While it’s no Project CARS by a long shot, this is quite a great-looking game because it FEELS more realistic than it looks. I love the looks of the trucks and how everything that needs to work works (you don’t see any drivers in the game at all). Oovee’s proprietary engine does things developers of rally racing games WISH they could do in theirs. If you remember Sega Rally Revo and its deformable landscape, this beats that to death and then some. Getting in the mud here means preparing to change gears and shift around until you can forge ahead or winch yourself out (or get winched out by someone). Trees can be knocked down unless they’re too thick (in which case you’ll take damage if you’re going fast enough) and those rocks and boulders? They’re from hell and there’s nothing worse than surviving a terrifying stretch of mud, hills and treachery than to come across a field or half dry riverbed FILLED with them and no way around but more or less straight through.
While the lack of a cockpit view is a bit distressing, it’s actually a good thing because I can’t imagine how much motion sickness would take place if anyone who bought this who’d never been in a bouncing and swaying light to heavy truck would react to this game.

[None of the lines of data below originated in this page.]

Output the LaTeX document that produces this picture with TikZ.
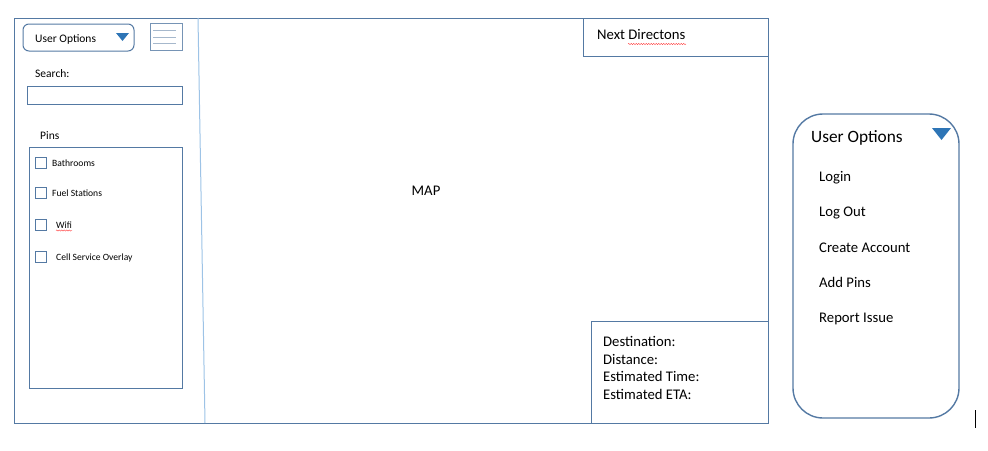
\documentclass[tikz,border=0pt]{standalone}
\usepackage{fontspec}
\setmainfont{Carlito}
\usetikzlibrary{decorations.pathmorphing}
\definecolor{frame}{HTML}{5479A3}
\definecolor{tri}{HTML}{2E75B6}
\definecolor{divider}{HTML}{9DC3E6}
\definecolor{hamb}{HTML}{A6B8CC}
\tikzset{
  box/.style={draw=frame, line width=1pt},
  lbl/.style={inner sep=0pt, anchor=mid west, font=\fontsize{14.7}{17.6}\selectfont, yshift=-2.5pt},
  sml/.style={inner sep=0pt, anchor=mid west, font=\fontsize{11.5}{13.8}\selectfont, yshift=-2pt},
  tiny/.style={inner sep=0pt, anchor=mid west, font=\fontsize{9.6}{11.5}\selectfont, yshift=-1.5pt},
  chk/.style={draw=frame, line width=0.9pt},
  squig/.style={draw=red!80, line width=0.4pt, decorate, decoration={snake, amplitude=0.6pt, segment length=2.5pt}}
}
\begin{document}
\begin{tikzpicture}[x=1pt,y=-1pt]
\useasboundingbox (0,0) rectangle (988,450);
% outer frame
\draw[box] (14,18) rectangle (768,423);
% divider
\draw[draw=divider, line width=1pt] (198,18) -- (205,423);
% left dropdown
\draw[box, rounded corners=6pt] (23,24) rectangle (134,51);
\node[sml] (uoL) at (35,38) {User Options};
\fill[tri] (116,33) -- (129,33) -- (122.5,41) -- cycle;
% hamburger
\draw[draw=frame!80, line width=0.8pt] (150,23) rectangle (182,50);
\draw[draw=hamb, line width=0.8pt] (153,30.5) -- (176,30.5) (153,37) -- (176,37) (153,43.5) -- (176,43.5);
% search
\node[sml] (search) at (35,73) {Search:};
\draw[box] (27,86) rectangle (182,104);
% pins
\node[sml] (pins) at (40,135) {Pins};
\draw[box] (29,147) rectangle (182,388);
\draw[chk] (35,157) rectangle (46,168);
\node[tiny] (p1) at (52,162.5) {Bathrooms};
\draw[chk] (35,187) rectangle (46,198);
\node[tiny] (p2) at (52,193) {Fuel Stations};
\draw[chk] (35,219) rectangle (46,230);
\node[tiny] (p3) at (56,224.5) {Wifi};
\draw[squig] (56,230.5) -- (72,230.5);
\draw[chk] (35,251) rectangle (46,262);
\node[tiny] (p4) at (56,256.5) {Cell Service Overlay};
% map
\node[lbl, anchor=center, yshift=0.5pt] (map) at (426,189) {MAP};
% next directions
\draw[box] (583,18) rectangle (768,56);
\node[lbl] (nd) at (597,35) {Next Directons};
\draw[squig] (628,44) -- (686,44);
% info box
\draw[box] (591,321) rectangle (768,423);
\node[lbl] (i1) at (603,342) {Destination:};
\node[lbl] (i2) at (603,359.5) {Distance:};
\node[lbl] (i3) at (603,377) {Estimated Time:};
\node[lbl] (i4) at (603,394.5) {Estimated ETA:};
% right panel
\draw[box, line width=1.4pt, rounded corners=30pt] (793,114) rectangle (959,418);
\node[inner sep=0pt, anchor=mid west, font=\fontsize{17.3}{20}\selectfont, yshift=-3pt] (uoR) at (811,137) {User Options};
\fill[tri] (932,128) -- (951,128) -- (941.5,140) -- cycle;
\node[lbl] (m1) at (819,177) {Login};
\node[lbl] (m2) at (819,212) {Log Out};
\node[lbl] (m3) at (819,248) {Create Account};
\node[lbl] (m4) at (819,283) {Add Pins};
\node[lbl] (m5) at (819,318) {Report Issue};
% cursor
\draw[black, line width=0.8pt] (975.5,410) -- (975.5,428);
\end{tikzpicture}
\end{document}
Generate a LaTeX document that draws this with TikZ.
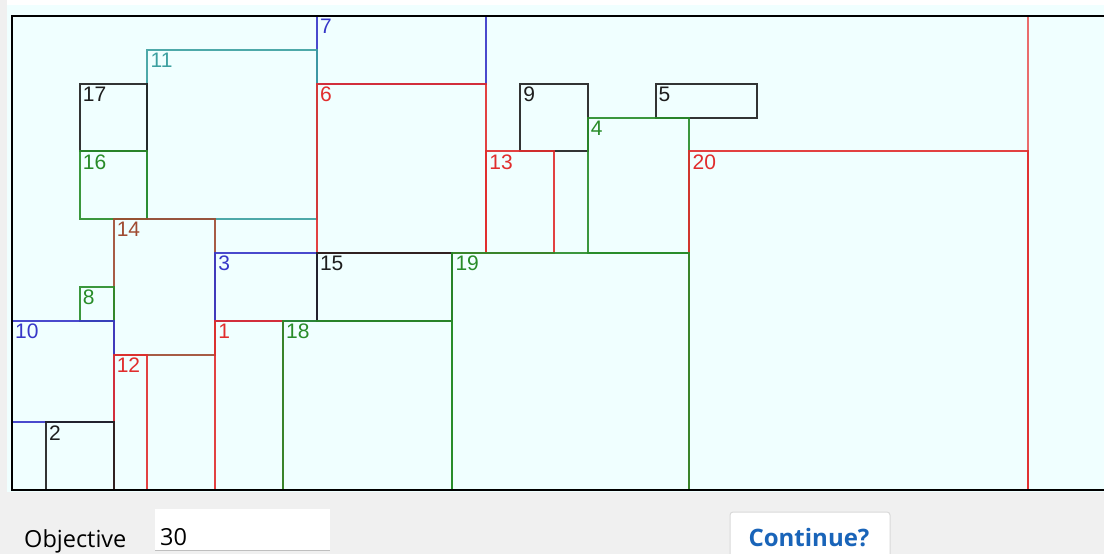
\documentclass[tikz,border=0pt]{standalone}
\usepackage{fontspec}
\setmainfont{Liberation Sans}
\newfontfamily\uifont{Open Sans}
\usepackage{tikz}
\usetikzlibrary{positioning}

\definecolor{formbg}{RGB}{240,240,240}
\definecolor{panelbg}{RGB}{240,255,255}
\definecolor{cblue}{RGB}{55,55,200}
\definecolor{cteal}{RGB}{60,160,160}
\definecolor{cgreen}{RGB}{40,140,40}
\definecolor{cred}{RGB}{225,45,45}
\definecolor{cbrown}{RGB}{160,75,50}
\definecolor{cblack}{RGB}{30,30,30}
\definecolor{btntext}{RGB}{25,100,185}

\begin{document}
\begin{tikzpicture}[x=1pt,y=-1pt]
\tikzset{
	item box/.style = {draw = #1, line width = 2pt, draw opacity = 0.9},
	item label/.style = {anchor = north west, inner sep = 0, text = #1,
		font = \fontsize{21}{21}\selectfont},
	ui text/.style = {inner sep = 0, font = \uifont\fontsize{23.5}{23.5}\selectfont},
	frame line/.style = {line width = 2.8pt, draw = black}
}
\useasboundingbox (0,0) rectangle (1104,554);
\fill[formbg] (0,0) rectangle (1104,554);
\fill[white] (7,0) rectangle (1104,5);
\fill[panelbg] (7,5) rectangle (1104,492);

% strip width limit
\draw[cred!70, line width = 2pt] (1028,16) -- (1028,490);

% packed items, in grid units
\begin{scope}[xshift = 12pt, yshift = -16pt, x = 33.87pt, y = -33.87pt]
\foreach \xa/\ya/\xb/\yb/\col/\n in {
	9/0/14/2/cblue/7, 4/1/9/6/cteal/11, 2/2/4/4/cblack/17, 2/4/4/6/cgreen/16,
	9/2/14/7/cred/6, 15/2/17/4/cblack/9, 19/2/22/3/cblack/5, 17/3/20/7/cgreen/4,
	14/4/16/7/cred/13, 20/4/30/14/cred/20, 3/6/6/10/cbrown/14, 6/7/9/9/cblue/3,
	9/7/13/9/cblack/15, 13/7/20/14/cgreen/19, 2/8/3/9/cgreen/8, 0/9/3/12/cblue/10,
	6/9/8/14/cred/1, 8/9/13/14/cgreen/18, 3/10/4/14/cred/12, 1/12/3/14/cblack/2}
{
	\draw[item box = \col] (\xa,\ya) rectangle (\xb,\yb);
	\node (l\n) [item label = \col, xshift = 3pt, yshift = -3pt] at (\xa,\ya) {\n};
}
\end{scope}

% strip frame
\draw[frame line] (1104,16) -- (12,16) -- (12,490) -- (1104,490);

% objective field
\node (objective) [ui text, anchor = base west] at (24,547) {Objective};
\fill[white] (155,509) rectangle (330,550);
\draw[black!25, line width = 1pt] (155,550) -- (330,550);
\node (objval) [ui text, anchor = base west] at (160,545) {30};

% continue button
\draw[fill = white, draw = black!15, line width = 1pt, rounded corners = 3pt]
	(730,512) rectangle (890,562);
\node (continue) [ui text, font = \uifont\bfseries\fontsize{24}{24}\selectfont,
	text = btntext, anchor = base] at (809,546) {Continue?};
\end{tikzpicture}
\end{document}
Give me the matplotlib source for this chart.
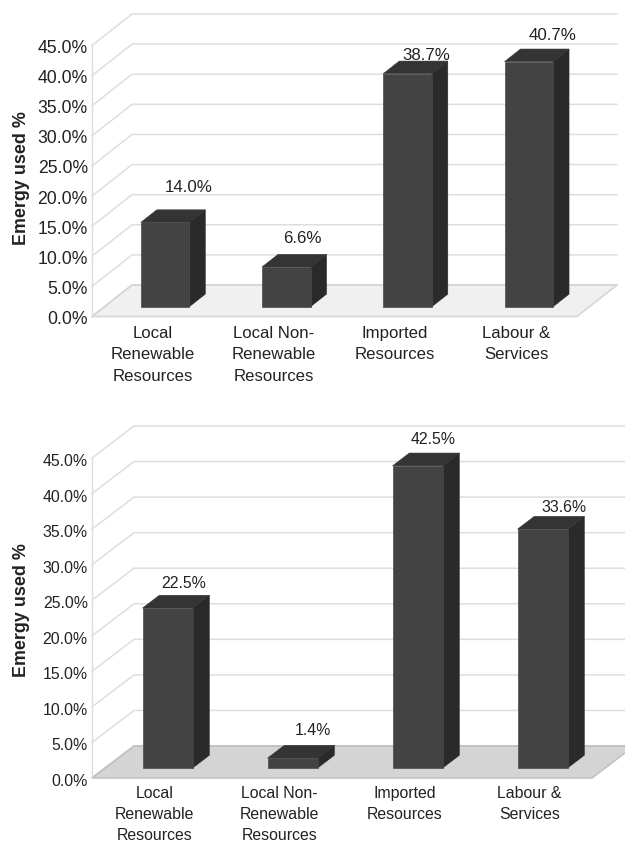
import matplotlib
matplotlib.use("Agg")
import matplotlib.pyplot as plt
from matplotlib.patches import Polygon
from matplotlib.transforms import ScaledTranslation

plt.rcParams["font.family"] = ["Liberation Sans", "DejaVu Sans"]

categories = ["Local\nRenewable\nResources", "Local Non-\nRenewable\nResources",
              "Imported\nResources", "Labour &\nServices"]
values_top = [14.0, 6.6, 38.7, 40.7]
values_bottom = [22.5, 1.4, 42.5, 33.6]
y_ticks = [0, 5, 10, 15, 20, 25, 30, 35, 40, 45]

W, H = 625, 842
GRID = "#dedede"
FRONT, SIDE, TOP = "#434343", "#2a2a2a", "#343434"
BAR_WIDTH = 0.40
BAR_DEPTH = (0.31, 0.71)


def draw_panel(rect, values, depth_px, floor, floor_edge, font, label_offsets,
               x_pad, linespacing, tick_shift, ylabel_y):
    left, right, y_zero, y_max = rect
    ax = plt.axes([left / W, 1 - y_zero / H, (right - left) / W, (y_zero - y_max) / H])
    ax.set_xlim(-0.5, 3.5)
    ax.set_ylim(0, 45)
    ax.patch.set_visible(False)
    for spine in ax.spines.values():
        spine.set_visible(False)

    # Oblique projection: depth 0 is the front plane, depth 1 the back wall.
    dx = depth_px[0] / ((right - left) / 4)
    dy = depth_px[1] / ((y_zero - y_max) / 45)

    def proj(x, y, d):
        return (x + d * dx, y + d * dy)

    def face(points, **kw):
        ax.add_patch(Polygon([proj(*p) for p in points], closed=True,
                             clip_on=False, **kw))

    face([(-0.5, 0, 0), (3.5, 0, 0), (3.5, 0, 1), (-0.5, 0, 1)],
         facecolor=floor, edgecolor=floor_edge, linewidth=1.2, zorder=1)

    for t in y_ticks:
        xs, ys = zip(proj(-0.5, t, 0), proj(-0.5, t, 1), proj(3.5, t, 1))
        ax.plot(xs, ys, color=floor_edge if t == 0 else GRID, lw=1.1,
                clip_on=False, zorder=2, solid_joinstyle="miter")
    ax.plot([-0.5, -0.5], [0, 45], color=GRID, lw=1.0, clip_on=False, zorder=2)

    d0, d1 = BAR_DEPTH
    for i, v in enumerate(values):
        x0, x1 = i - BAR_WIDTH / 2, i + BAR_WIDTH / 2
        face([(x1, 0, d0), (x1, 0, d1), (x1, v, d1), (x1, v, d0)],
             facecolor=SIDE, edgecolor=SIDE, linewidth=0.4, zorder=3)
        face([(x0, v, d0), (x1, v, d0), (x1, v, d1), (x0, v, d1)],
             facecolor=TOP, edgecolor=TOP, linewidth=0.4, zorder=3)
        face([(x0, 0, d0), (x1, 0, d0), (x1, v, d0), (x0, v, d0)],
             facecolor=FRONT, edgecolor="#4a4a4a", linewidth=0.5, zorder=4)
        off = label_offsets[i]
        ax.annotate(f"{v:.1f}%", xy=proj(i, v, d0), xytext=(off[0] * 0.72, off[1] * 0.72),
                    textcoords="offset points", ha="center", va="center",
                    fontsize=font[1], color="#222222", annotation_clip=False, zorder=6)

    ax.set_xticks(range(len(categories)))
    ax.set_xticklabels(categories, fontsize=font[2], color="#222222",
                       linespacing=linespacing)
    ax.set_yticks(y_ticks)
    ax.set_yticklabels([f"{t:.1f}%" for t in y_ticks], fontsize=font[0], color="#222222")
    ax.tick_params(axis="x", length=0, pad=x_pad)
    ax.tick_params(axis="y", length=0, pad=3.0)
    shift = ScaledTranslation(0, -tick_shift / 100, fig.dpi_scale_trans)
    for label in ax.get_yticklabels():
        label.set_transform(label.get_transform() + shift)
    ax.set_ylabel("Emergy used %", fontsize=12.9, fontweight="bold", color="#222222")
    ax.yaxis.set_label_coords((30 - left) / (right - left), ylabel_y)
    return ax


fig = plt.figure(figsize=(W / 100, H / 100), dpi=100, facecolor="white")

draw_panel((92, 577, 316.5, 45.5), values_top, (40, 31.5), "#f0f0f0", "#d6d6d6",
           (12.7, 12.2, 12.1), [(24, 35), (16, 28), (19, 18), (24, 26)], 6.6, 1.55, 1, 0.511)
draw_panel((92, 592, 778, 458), values_bottom, (42, 32), "#d4d4d4", "#c2c2c2",
           (11.4, 11.4, 11.4), [(16, 25), (20, 28), (16, 26), (21, 22)], 5.6, 1.5, 2, 0.525)

fig.savefig("out.png", dpi=100)
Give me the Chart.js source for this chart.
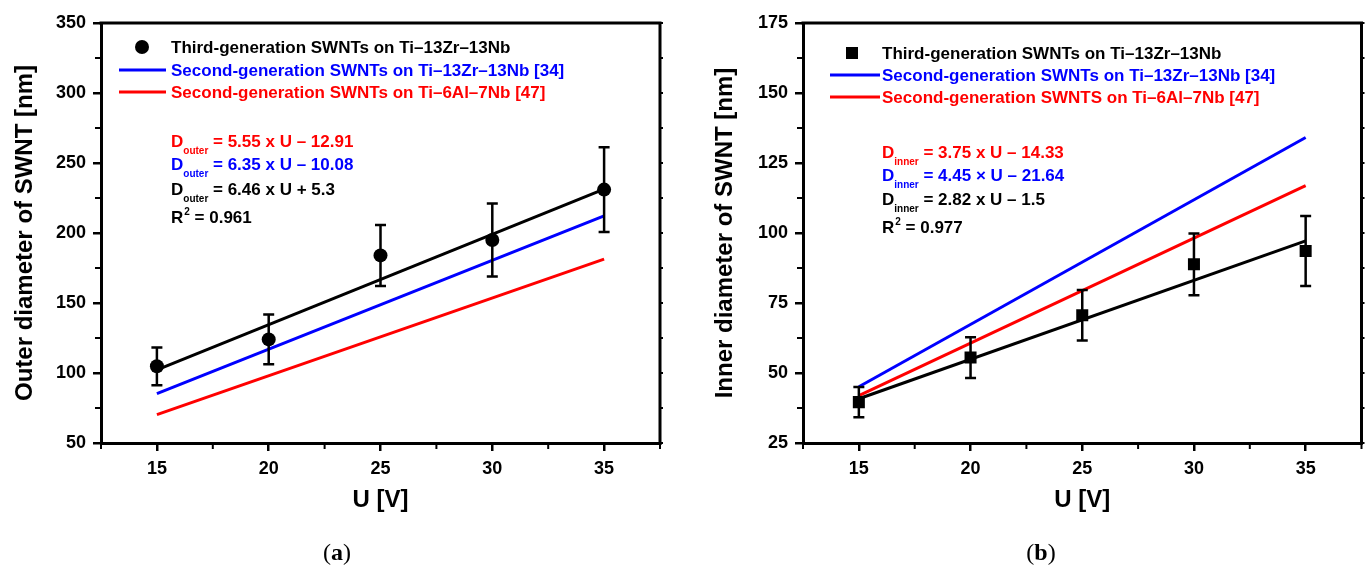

I suppose some modder will whip out a “fix” for this, but I certainly won’t need it. The game is fine as it is with the exception of a “snap to” viewpoint directly behind and above your chosen vehicle. Having to fudge the camera around can get tiring when you’re trying to make it carefully through some muck on a narrow pathway while foliage blocks your vision as you swing the camera around to get a good look at things.
But that’s my only major complaint here. That $30 this is going for may seem like a lot of money to you budget and bundle-minded gamers who wait for everything you buy to be a dollar or less, but hear me out. It’s games like this one that NEED you to spend the full cost on them so developers that actually INNOVATE can keep doing so (even if it a sequel or just some DLC down the road). SPINTIRES breaks the mold for driving games and simulations because you have to learn to play it, forgetting almost all you’ve done before in previous driving experiences. That the game takes a truckload of patience and persistence to play and complete is not only a great thing to see and play, it may make you demand other developers also do something different with more familiar franchises that have degenerated into yearly “Buy it because it’s BIG” purchases that only show improvements in visuals and not much else.
So, plunk down that money and dive into this one feet first. If you like it as much as I do, you’re not coming up for air in a while. And when you do, you’ll be as demanding of anything else you play as this game demands you to pay attention to every tap of the keyboard or press of a button on that controller.